Auch bei der Sanierung der Staatshaushalte sind die beiden Ökonomen unterschiedlicher Meinung. Snower kritisierte den von der Bundesregierung verfochtenen Sparkurs für die Krisenstaaten scharf. "Deutschland hat bei den Vorgaben für andere Länder Fehler gemacht", sagte der Kieler Institutschef. Die Bundesregierung habe im Gegenzug für die Hilfen harte Auflagen durchgesetzt, "und deshalb sparen sich Länder wie Griechenland nun kaputt.
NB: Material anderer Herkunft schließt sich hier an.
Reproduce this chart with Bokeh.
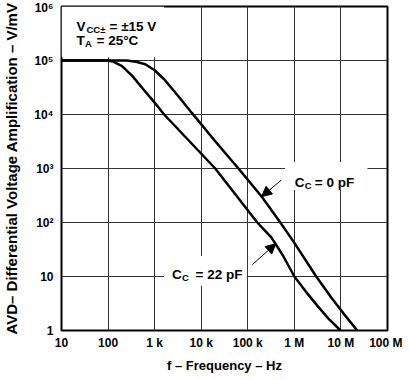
from bokeh.plotting import figure
from bokeh.models import FixedTicker, Label, Arrow, NormalHead, BoxAnnotation
from bokeh.embed import file_html
from bokeh.resources import INLINE

# ---- data ----
x_ticks = [10, 100, 1000, 10000, 100000, 1000000, 10000000, 100000000]
x_tick_labels = ["10", "100", "1 k", "10 k", "100 k", "1 M", "10 M", "100 M"]
y_ticks = [1, 10, 100, 1000, 10000, 100000, 1000000]
y_tick_labels = ["1", "10", "10²", "10³", "10⁴", "10⁵", "10⁶"]

# C_C = 0 pF
freq_cc0 = [10, 100, 250, 400, 630, 1000, 1600, 3200, 6300, 20000, 63000,
            200000, 500000, 1000000, 2950000, 6300000, 11200000, 22400000]
avd_cc0 = [100000, 100000, 100000, 95000, 85000, 66000, 45000, 22000, 10700,
           3200, 1000, 300, 100, 42, 10, 4, 2.1, 1]

# C_C = 22 pF
freq_cc22 = [10, 100, 125, 200, 330, 560, 1000, 1600, 5400, 20000, 56000,
             160000, 320000, 560000, 1000000, 1780000, 3200000, 5600000, 9800000]
avd_cc22 = [100000, 100000, 96000, 79000, 52000, 30000, 16600, 10000, 3300,
            1000, 320, 100, 53, 25, 10, 5.2, 2.8, 1.6, 1]

FONT = "Liberation Sans"

p = figure(frame_width=326, frame_height=324,
           x_axis_type="log", y_axis_type="log",
           x_range=(10, 1e8), y_range=(1, 1e6),
           output_backend="svg", toolbar_location=None,
           min_border_left=60, min_border_right=15,
           min_border_top=6, min_border_bottom=40)
p.background_fill_color = "white"
p.border_fill_color = "white"
p.outline_line_color = "black"
p.outline_line_width = 2
p.outline_line_alpha = 1

xt = FixedTicker(ticks=x_ticks, minor_ticks=[])
yt = FixedTicker(ticks=y_ticks, minor_ticks=[])
p.xaxis.ticker = xt
p.yaxis.ticker = yt
p.xgrid.ticker = xt
p.ygrid.ticker = yt
p.xaxis.major_label_overrides = dict(zip(x_ticks, x_tick_labels))
p.yaxis.major_label_overrides = dict(zip(y_ticks, y_tick_labels))

for ax in (p.xaxis, p.yaxis):
    ax.axis_line_color = None
    ax.major_tick_line_color = None
    ax.minor_tick_line_color = None
    ax.major_tick_out = 0
    ax.major_tick_in = 0
    ax.minor_tick_out = 0
    ax.minor_tick_in = 0
    ax.major_label_text_font = FONT
    ax.major_label_text_font_style = "bold"
    ax.major_label_text_font_size = "12px"
    ax.major_label_text_color = "black"
    ax.axis_label_text_font = FONT
    ax.axis_label_text_font_style = "bold"
    ax.axis_label_text_color = "black"

p.xaxis.axis_label = "f – Frequency – Hz"
p.yaxis.axis_label = "AVD– Differential Voltage Amplification – V/mV"
p.xaxis.axis_label_text_font_size = "13px"
p.yaxis.axis_label_text_font_size = "15px"
p.xaxis.major_label_standoff = 5
p.yaxis.major_label_standoff = 8
p.xaxis.axis_label_standoff = 5
p.yaxis.axis_label_standoff = 11

for g in (p.xgrid, p.ygrid):
    g.grid_line_color = "#333333"
    g.grid_line_width = 1
    g.grid_line_alpha = 1

# white boxes behind annotation texts
boxes = [
    dict(left=10, right=10 ** 3.2, bottom=10 ** 5.06, top=1e6),
    dict(left=10 ** 5.8, right=10 ** 7.57, bottom=10 ** 2.6, top=10 ** 3.12),
    dict(left=10 ** 3.2, right=10 ** 4.98, bottom=10 ** 0.83, top=10 ** 1.38),
]
for b in boxes:
    p.add_layout(BoxAnnotation(fill_color="white", fill_alpha=1,
                               line_color=None, level="underlay", **b))

p.line(freq_cc0, avd_cc0, line_color="black", line_width=2.5)
p.line(freq_cc22, avd_cc22, line_color="black", line_width=2.5)


def add_text(x, y, parts):
    for text, size, dx, dy in parts:
        p.add_layout(Label(x=x, y=y, text=text, x_offset=dx, y_offset=dy,
                           text_font=FONT, text_font_style="bold",
                           text_font_size=size, text_color="black",
                           text_align="left", text_baseline="alphabetic"))


BIG = "13.5px"
SMALL = "9.5px"
add_text(10, 1e6, [("V", BIG, 15, -20), ("CC±", SMALL, 25, -23),
                   ("= ±15 V", BIG, 48, -20),
                   ("T", BIG, 15, -34), ("A", SMALL, 23.5, -37),
                   ("= 25°C", BIG, 35, -34)])
add_text(10 ** 6.01, 10 ** 2.74, [("C", BIG, 0, 0), ("C", SMALL, 10, -3),
                                  ("= 0 pF", BIG, 20, 0)])
add_text(10 ** 3.375, 10 ** 1.036, [("C", BIG, 0, 0), ("C", SMALL, 10, -3),
                                    ("= 22 pF", BIG, 23.4, 0)])

p.add_layout(Arrow(end=NormalHead(size=10, fill_color="black", line_color="black"),
                   x_start=10 ** 5.72, y_start=10 ** 2.785,
                   x_end=10 ** 5.296, y_end=10 ** 2.48,
                   line_color="black", line_width=1))
p.add_layout(Arrow(end=NormalHead(size=10, fill_color="black", line_color="black"),
                   x_start=10 ** 5.097, y_start=10 ** 1.22,
                   x_end=10 ** 5.603, y_end=10 ** 1.607,
                   line_color="black", line_width=1))

open("out.html", "w").write(file_html(p, INLINE))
Der strenge Konsolidierungskurs verschärft den Abschwung noch", kritisierte Snower. Die Staaten müssten die Möglichkeit haben, antizyklische Fiskalpolitik zu betreiben, um die Konjunktur in der Krise zu stützen. "Reines Sparen kann nicht die Antwort sein." Raffelhüschen lehnt einen solchen Kurs dagegen entschieden ab. "Die antizyklische Finanzpolitik, bei der im Abschwung die Staatsausgaben sogar noch erhöht werden, ist doch genau der Grund, warum wir in dieser Misere stecken", sagte er. Die meisten Staaten erreichten allenfalls in den Phasen absoluter Hochkonjunktur ausgeglichene Haushalte - "ansonsten wurden Jahr für Jahr massive Schulden gemacht". Deutschland sei da keine Ausnahme, wie der Blick auf den aktuellen Bundeshaushalt zeige: "Obwohl die Steuereinnahmen sprudeln wie noch nie, machen wir neue Milliardenschulden", sagte Raffelhüschen. "Europa könnte gut dastehen, wenn die Länder endlich eine solide Haushaltspolitik machen würden."